[Exercise brief] Exactly the lines from the start of the data below through the line that contains "5.2, 6.6, -10.4, 5.6, -21.0, -5.8, 3.2, -5.8, 6.4, 7.8]" are to be copied, with pictures left out.

--- begin Data supplied ---

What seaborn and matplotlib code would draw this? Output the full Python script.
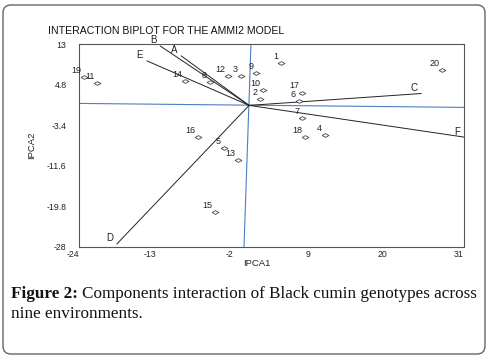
import matplotlib
matplotlib.use("Agg")
import matplotlib.pyplot as plt
from matplotlib.patches import FancyBboxPatch
from matplotlib.transforms import IdentityTransform
import pandas as pd
import seaborn as sns

# genotype scores (IPCA1, IPCA2)
genotypes = [str(i) for i in range(1, 21)]
ipca1 = [4.9, 1.9, -0.9, 11.1, -3.3, 7.4, 7.9, -5.3, 1.3, 2.3,
         -21.4, -2.7, -1.3, -8.9, -4.6, -7.0, 7.9, 8.3, -23.3, 27.9]
ipca2 = [9.2, 1.9, 6.6, -5.4, -8.0, 1.4, -2.0, 5.4, 7.2, 3.7,
         5.2, 6.6, -10.4, 5.6, -21.0, -5.8, 3.2, -5.8, 6.4, 7.8]

# environment vectors
envs = ["A", "B", "C", "D", "E", "F"]
env_ipca1 = [-9.4, -12.4, 24.9, -18.6, -14.3, 31.0]
env_ipca2 = [10.6, 12.6, 3.0, -27.4, 9.6, -5.8]
origin = (0.3, 0.6)

# slightly tilted reference (zero) lines
hline_x = [-24, 31]
hline_y = [1.0, 0.2]
vline_x = [0.57, -0.43]
vline_y = [13, -28]

xticks = [-24, -13, -2, 9, 20, 31]
yticks = [13, 4.8, -3.4, -11.6, -19.8, -28]

sns.set_theme(style="white")
plt.rcParams['font.family'] = ['Liberation Sans', 'DejaVu Sans']

W, H = 490, 358
fig = plt.figure(figsize=(W / 100, H / 100), dpi=100)
ax = fig.add_axes([79 / W, 111 / H, 385 / W, 203 / H])

ax.plot(hline_x, hline_y, color='#4a7fc4', lw=0.8, zorder=1)
ax.plot(vline_x, vline_y, color='#4a7fc4', lw=0.8, zorder=1)

for e, ex, ey in zip(envs, env_ipca1, env_ipca2):
    ax.plot([origin[0], ex], [origin[1], ey], color='#222222', lw=0.7, zorder=2)
    ax.annotate(e, (ex, ey), xytext=(-5, 4), textcoords='offset points',
                ha='center', va='center', fontsize=7, color='#222222')

df = pd.DataFrame({"IPCA1": ipca1, "IPCA2": ipca2, "gen": genotypes})
diamond = [(-1, 0), (0, 0.55), (1, 0), (0, -0.55), (-1, 0)]
sns.scatterplot(data=df, x="IPCA1", y="IPCA2", marker=diamond, s=24,
                color='white', edgecolor='#444444', linewidth=0.6, ax=ax, zorder=3)
for g, x, y in zip(genotypes, ipca1, ipca2):
    ax.annotate(g, (x, y), xytext=(-2, 1.5), textcoords='offset points',
                ha='right', va='bottom', fontsize=6.5, color='#222222')

ax.set_xlim(-24, 31)
ax.set_ylim(-28, 13)
ax.set_xticks(xticks)
ax.set_xticklabels([str(t) for t in xticks])
ax.set_yticks(yticks)
ax.set_yticklabels([str(t) for t in yticks])
ax.tick_params(direction='in', length=3, color='#aaaaaa', labelsize=6.3,
               labelcolor='#222222')
ax.tick_params(axis='y', pad=9)
ax.tick_params(axis='x', pad=2)
for lab in ax.get_xticklabels():
    lab.set_ha('right')
ax.set_xlabel("")
ax.set_ylabel("")
for sp in ax.spines.values():
    sp.set_color('#555555')
    sp.set_linewidth(0.8)

fig.text(48 / W, 1 - 31 / H, "INTERACTION BIPLOT FOR THE AMMI2 MODEL",
         fontsize=7.6, ha='left', va='center', color='#111111')
fig.text(257 / W, 1 - 264 / H, "IPCA1", fontsize=6.8, ha='center', va='center',
         color='#222222')
fig.text(32 / W, 1 - 145 / H, "IPCA2", fontsize=6.8, ha='center', va='center',
         rotation=90, color='#222222')

serif = ['Liberation Serif', 'DejaVu Serif']
t1 = fig.text(11 / W, 1 - 298 / H, "Figure 2:", fontsize=12.3, family=serif,
              weight='bold', ha='left', va='baseline', color='#111111')
ax.annotate("Components interaction of Black cumin genotypes across",
            xy=(1, 0), xycoords=t1, xytext=(3, 0), textcoords='offset points',
            fontsize=12.3, family=serif, ha='left', va='bottom', color='#111111',
            annotation_clip=False)
fig.text(11 / W, 1 - 318 / H, "nine environments.", fontsize=12.3, family=serif,
         ha='left', va='baseline', color='#111111')

box = FancyBboxPatch((3, 4), 482, 349, boxstyle="round,pad=0,rounding_size=8",
                     transform=IdentityTransform(), fill=False, ec='#666666', lw=1)
fig.add_artist(box)

fig.savefig("out.png", dpi=100)
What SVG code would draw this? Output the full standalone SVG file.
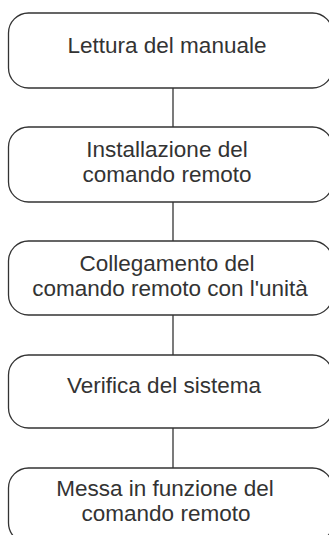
<svg xmlns="http://www.w3.org/2000/svg" width="329" height="535" viewBox="0 0 329 535">
<style>
.box{fill:#fff;stroke:#333;stroke-width:1.3}
.lbl{font-family:"Liberation Sans",Arial,sans-serif;font-size:22.5px;fill:#333;text-anchor:middle}
.conn{stroke:#333;stroke-width:1.3;fill:none}
</style>
<rect width="329" height="535" fill="#fff"/>
<g id="connectors">
<line class="conn" x1="173" y1="88" x2="173" y2="127"/>
<line class="conn" x1="173" y1="202" x2="173" y2="241"/>
<line class="conn" x1="173" y1="315" x2="173" y2="355"/>
<line class="conn" x1="173" y1="428" x2="173" y2="468"/>
</g>
<g id="n1">
<rect class="box" x="8.5" y="13" width="324" height="75" rx="20"/>
<text class="lbl" x="167" y="53">Lettura del manuale</text>
</g>
<g id="n2">
<rect class="box" x="8.5" y="127" width="324" height="75" rx="20"/>
<text class="lbl" x="167" y="157">Installazione del</text>
<text class="lbl" x="167" y="182">comando remoto</text>
</g>
<g id="n3">
<rect class="box" x="8.5" y="241" width="324" height="74" rx="20"/>
<text class="lbl" x="167" y="271">Collegamento del</text>
<text class="lbl" x="170" y="296">comando remoto con l'unità</text>
</g>
<g id="n4">
<rect class="box" x="8.5" y="355" width="324" height="73" rx="20"/>
<text class="lbl" x="164" y="393">Verifica del sistema</text>
</g>
<g id="n5">
<rect class="box" x="8.5" y="468" width="324" height="75" rx="20"/>
<text class="lbl" x="165" y="496">Messa in funzione del</text>
<text class="lbl" x="166" y="521">comando remoto</text>
</g>
</svg>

--- end Data supplied ---

[Expected answer]
What seaborn and matplotlib code would draw this? Output the full Python script.
import matplotlib
matplotlib.use("Agg")
import matplotlib.pyplot as plt
from matplotlib.patches import FancyBboxPatch
from matplotlib.transforms import IdentityTransform
import pandas as pd
import seaborn as sns

# genotype scores (IPCA1, IPCA2)
genotypes = [str(i) for i in range(1, 21)]
ipca1 = [4.9, 1.9, -0.9, 11.1, -3.3, 7.4, 7.9, -5.3, 1.3, 2.3,
         -21.4, -2.7, -1.3, -8.9, -4.6, -7.0, 7.9, 8.3, -23.3, 27.9]
ipca2 = [9.2, 1.9, 6.6, -5.4, -8.0, 1.4, -2.0, 5.4, 7.2, 3.7,
         5.2, 6.6, -10.4, 5.6, -21.0, -5.8, 3.2, -5.8, 6.4, 7.8]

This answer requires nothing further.